**YOUR TASK:**
Your copy should hold exactly the lines from the one containing "Clone this diagram in TikZ." to the one containing "SECTOR TECHNICAL COORDINATION", inclusive, with no pictures.

**RECORDS SHOWN:**
►

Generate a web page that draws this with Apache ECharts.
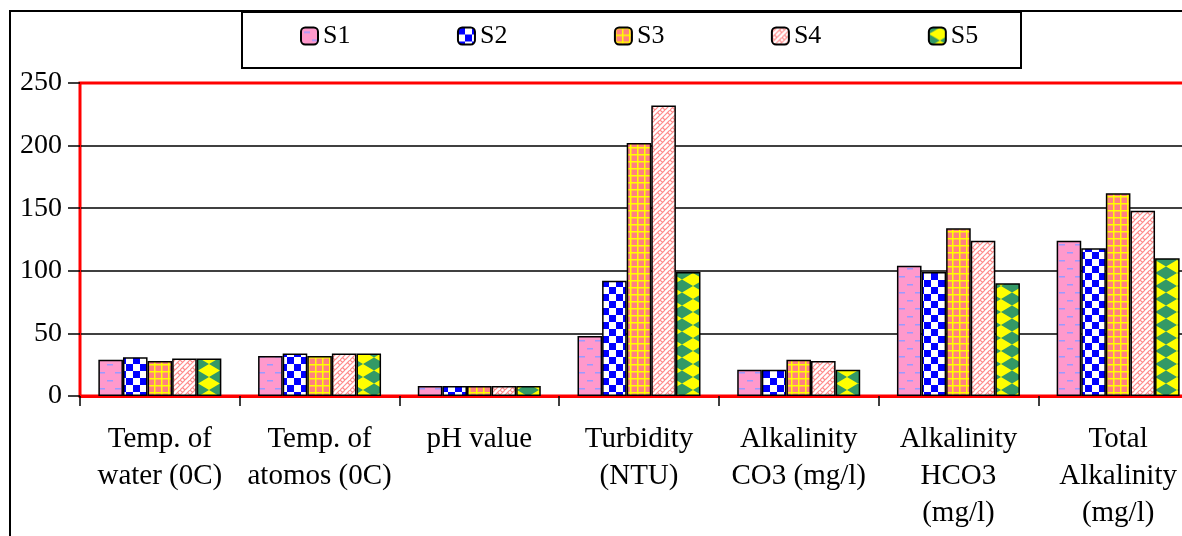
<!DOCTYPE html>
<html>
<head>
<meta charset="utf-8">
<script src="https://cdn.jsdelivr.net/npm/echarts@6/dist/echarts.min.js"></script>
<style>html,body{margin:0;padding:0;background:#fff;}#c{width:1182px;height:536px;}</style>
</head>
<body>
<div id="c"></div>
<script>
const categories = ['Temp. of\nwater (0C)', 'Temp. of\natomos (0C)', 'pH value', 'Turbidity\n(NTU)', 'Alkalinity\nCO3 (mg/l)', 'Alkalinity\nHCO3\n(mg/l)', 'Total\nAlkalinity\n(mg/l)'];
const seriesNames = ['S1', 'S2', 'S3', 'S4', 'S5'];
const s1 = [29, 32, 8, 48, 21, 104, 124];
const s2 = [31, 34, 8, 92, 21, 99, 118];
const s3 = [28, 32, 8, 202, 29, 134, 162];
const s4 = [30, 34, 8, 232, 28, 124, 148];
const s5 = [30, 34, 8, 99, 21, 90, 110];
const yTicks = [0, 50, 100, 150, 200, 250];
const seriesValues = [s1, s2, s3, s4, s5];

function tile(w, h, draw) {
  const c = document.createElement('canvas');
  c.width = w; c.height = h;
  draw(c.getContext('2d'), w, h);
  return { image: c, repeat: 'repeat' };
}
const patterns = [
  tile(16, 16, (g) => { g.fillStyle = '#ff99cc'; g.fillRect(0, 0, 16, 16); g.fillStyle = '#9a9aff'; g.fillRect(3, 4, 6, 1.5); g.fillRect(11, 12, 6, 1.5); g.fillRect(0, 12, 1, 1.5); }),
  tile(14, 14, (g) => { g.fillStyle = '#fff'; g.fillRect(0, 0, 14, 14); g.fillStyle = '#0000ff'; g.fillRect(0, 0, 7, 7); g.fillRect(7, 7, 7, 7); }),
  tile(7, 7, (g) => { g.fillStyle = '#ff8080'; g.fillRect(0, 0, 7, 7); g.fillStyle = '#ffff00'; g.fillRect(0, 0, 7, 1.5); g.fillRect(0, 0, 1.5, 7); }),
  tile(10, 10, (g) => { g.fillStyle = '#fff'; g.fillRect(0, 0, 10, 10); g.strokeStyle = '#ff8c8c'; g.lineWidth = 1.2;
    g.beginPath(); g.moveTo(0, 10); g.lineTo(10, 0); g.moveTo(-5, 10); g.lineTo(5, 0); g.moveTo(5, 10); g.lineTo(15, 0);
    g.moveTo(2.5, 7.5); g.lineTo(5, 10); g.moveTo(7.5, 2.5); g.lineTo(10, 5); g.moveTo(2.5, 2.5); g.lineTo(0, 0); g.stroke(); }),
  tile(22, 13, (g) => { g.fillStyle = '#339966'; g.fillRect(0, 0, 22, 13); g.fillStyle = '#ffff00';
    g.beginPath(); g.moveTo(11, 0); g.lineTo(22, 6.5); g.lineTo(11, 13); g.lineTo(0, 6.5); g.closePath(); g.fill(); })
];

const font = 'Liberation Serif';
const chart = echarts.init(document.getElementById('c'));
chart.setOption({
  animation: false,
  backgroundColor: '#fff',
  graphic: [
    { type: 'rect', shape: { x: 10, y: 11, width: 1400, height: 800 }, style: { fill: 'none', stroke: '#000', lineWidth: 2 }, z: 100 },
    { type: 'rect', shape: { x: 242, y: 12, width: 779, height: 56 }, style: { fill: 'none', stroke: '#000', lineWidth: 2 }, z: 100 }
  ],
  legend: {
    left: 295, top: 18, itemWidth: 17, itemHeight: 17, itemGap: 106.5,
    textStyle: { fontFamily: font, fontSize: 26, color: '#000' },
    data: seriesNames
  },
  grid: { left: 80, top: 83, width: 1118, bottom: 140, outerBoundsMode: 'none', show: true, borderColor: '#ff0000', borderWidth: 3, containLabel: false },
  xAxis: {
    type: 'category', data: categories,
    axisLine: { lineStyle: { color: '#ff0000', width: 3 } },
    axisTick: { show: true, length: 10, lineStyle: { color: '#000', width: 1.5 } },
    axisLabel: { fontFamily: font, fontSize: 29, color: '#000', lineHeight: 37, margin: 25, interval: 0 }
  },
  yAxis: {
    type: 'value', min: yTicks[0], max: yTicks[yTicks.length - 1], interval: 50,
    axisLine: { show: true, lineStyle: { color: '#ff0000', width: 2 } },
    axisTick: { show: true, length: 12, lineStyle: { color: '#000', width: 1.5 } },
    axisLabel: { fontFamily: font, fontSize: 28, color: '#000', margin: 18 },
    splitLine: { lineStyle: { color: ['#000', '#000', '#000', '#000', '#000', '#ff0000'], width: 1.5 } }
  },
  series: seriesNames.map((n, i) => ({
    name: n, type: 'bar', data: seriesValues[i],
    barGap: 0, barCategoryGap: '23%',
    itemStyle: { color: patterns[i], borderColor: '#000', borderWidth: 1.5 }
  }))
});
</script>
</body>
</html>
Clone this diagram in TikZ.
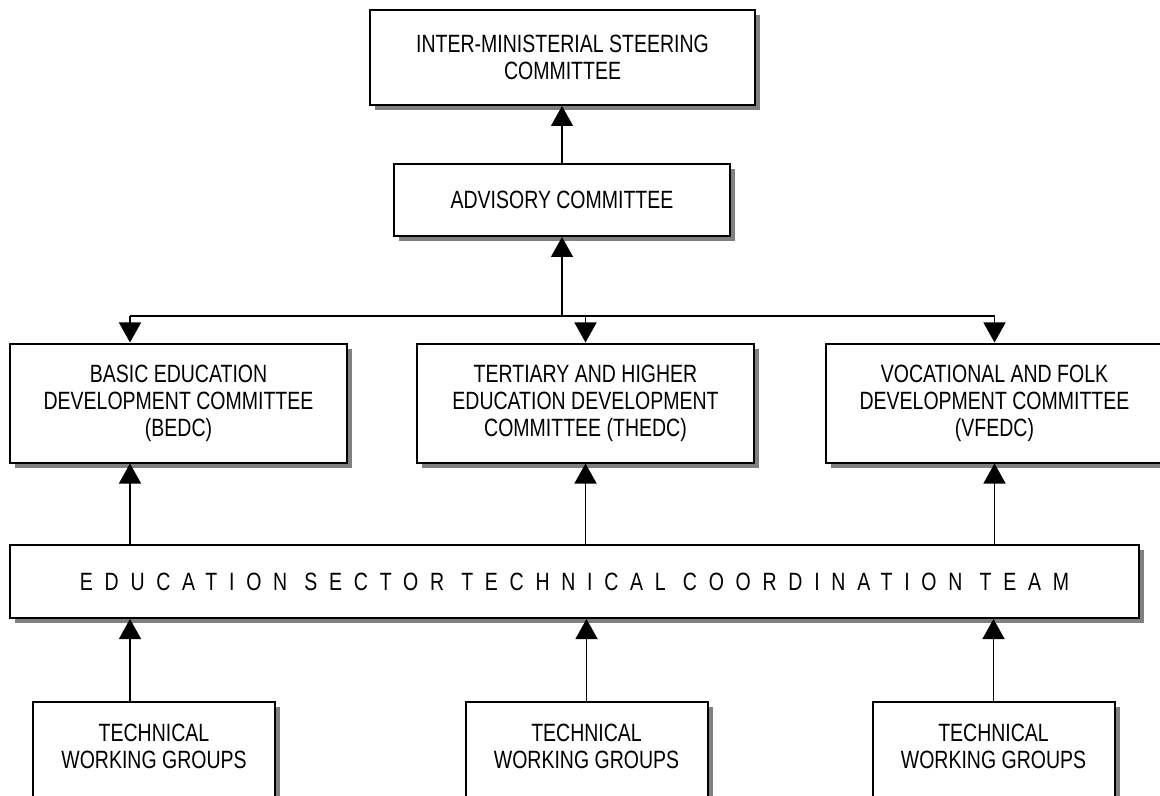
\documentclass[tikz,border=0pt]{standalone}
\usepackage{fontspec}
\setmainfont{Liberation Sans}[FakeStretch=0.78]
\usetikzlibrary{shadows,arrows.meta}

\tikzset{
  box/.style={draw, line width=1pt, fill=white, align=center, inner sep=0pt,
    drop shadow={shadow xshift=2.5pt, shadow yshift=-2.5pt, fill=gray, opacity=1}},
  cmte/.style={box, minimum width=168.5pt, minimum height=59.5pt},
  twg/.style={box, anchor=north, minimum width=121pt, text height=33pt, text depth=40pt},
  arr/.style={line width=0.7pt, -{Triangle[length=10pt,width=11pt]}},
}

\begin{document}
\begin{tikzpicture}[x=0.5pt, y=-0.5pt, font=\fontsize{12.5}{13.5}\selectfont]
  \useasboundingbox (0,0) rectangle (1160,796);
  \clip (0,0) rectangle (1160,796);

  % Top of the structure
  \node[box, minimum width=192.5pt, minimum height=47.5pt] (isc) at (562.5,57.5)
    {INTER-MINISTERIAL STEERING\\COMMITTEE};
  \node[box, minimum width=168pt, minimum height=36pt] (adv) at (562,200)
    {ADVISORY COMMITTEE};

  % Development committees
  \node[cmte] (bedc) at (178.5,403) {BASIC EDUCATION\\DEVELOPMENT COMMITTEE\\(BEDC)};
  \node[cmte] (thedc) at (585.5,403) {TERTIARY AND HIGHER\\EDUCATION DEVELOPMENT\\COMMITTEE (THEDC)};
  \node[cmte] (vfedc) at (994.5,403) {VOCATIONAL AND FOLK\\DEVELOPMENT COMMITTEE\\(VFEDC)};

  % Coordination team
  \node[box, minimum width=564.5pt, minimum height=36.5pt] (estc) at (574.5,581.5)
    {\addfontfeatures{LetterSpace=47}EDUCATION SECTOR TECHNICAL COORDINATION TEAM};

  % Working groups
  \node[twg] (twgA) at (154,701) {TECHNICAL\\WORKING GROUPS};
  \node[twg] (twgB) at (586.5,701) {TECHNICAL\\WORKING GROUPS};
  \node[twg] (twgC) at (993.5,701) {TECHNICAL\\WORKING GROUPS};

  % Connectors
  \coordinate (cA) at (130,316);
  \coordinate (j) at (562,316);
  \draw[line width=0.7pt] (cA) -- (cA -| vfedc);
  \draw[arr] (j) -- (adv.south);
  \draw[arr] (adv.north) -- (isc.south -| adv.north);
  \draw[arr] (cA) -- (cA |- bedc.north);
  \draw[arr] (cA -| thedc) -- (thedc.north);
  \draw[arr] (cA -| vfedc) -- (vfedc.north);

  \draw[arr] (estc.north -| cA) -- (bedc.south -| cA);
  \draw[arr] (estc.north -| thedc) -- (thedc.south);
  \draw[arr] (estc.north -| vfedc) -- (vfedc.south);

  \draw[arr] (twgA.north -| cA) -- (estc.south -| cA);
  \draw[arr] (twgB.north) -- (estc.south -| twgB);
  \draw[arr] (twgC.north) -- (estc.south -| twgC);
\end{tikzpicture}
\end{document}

◄

**OUTPUT FOR THIS TASK:**
Clone this diagram in TikZ.
\documentclass[tikz,border=0pt]{standalone}
\usepackage{fontspec}
\setmainfont{Liberation Sans}[FakeStretch=0.78]
\usetikzlibrary{shadows,arrows.meta}

\tikzset{
  box/.style={draw, line width=1pt, fill=white, align=center, inner sep=0pt,
    drop shadow={shadow xshift=2.5pt, shadow yshift=-2.5pt, fill=gray, opacity=1}},
  cmte/.style={box, minimum width=168.5pt, minimum height=59.5pt},
  twg/.style={box, anchor=north, minimum width=121pt, text height=33pt, text depth=40pt},
  arr/.style={line width=0.7pt, -{Triangle[length=10pt,width=11pt]}},
}

\begin{document}
\begin{tikzpicture}[x=0.5pt, y=-0.5pt, font=\fontsize{12.5}{13.5}\selectfont]
  \useasboundingbox (0,0) rectangle (1160,796);
  \clip (0,0) rectangle (1160,796);

  % Top of the structure
  \node[box, minimum width=192.5pt, minimum height=47.5pt] (isc) at (562.5,57.5)
    {INTER-MINISTERIAL STEERING\\COMMITTEE};
  \node[box, minimum width=168pt, minimum height=36pt] (adv) at (562,200)
    {ADVISORY COMMITTEE};

  % Development committees
  \node[cmte] (bedc) at (178.5,403) {BASIC EDUCATION\\DEVELOPMENT COMMITTEE\\(BEDC)};
  \node[cmte] (thedc) at (585.5,403) {TERTIARY AND HIGHER\\EDUCATION DEVELOPMENT\\COMMITTEE (THEDC)};
  \node[cmte] (vfedc) at (994.5,403) {VOCATIONAL AND FOLK\\DEVELOPMENT COMMITTEE\\(VFEDC)};

  % Coordination team
  \node[box, minimum width=564.5pt, minimum height=36.5pt] (estc) at (574.5,581.5)
    {\addfontfeatures{LetterSpace=47}EDUCATION SECTOR TECHNICAL COORDINATION TEAM};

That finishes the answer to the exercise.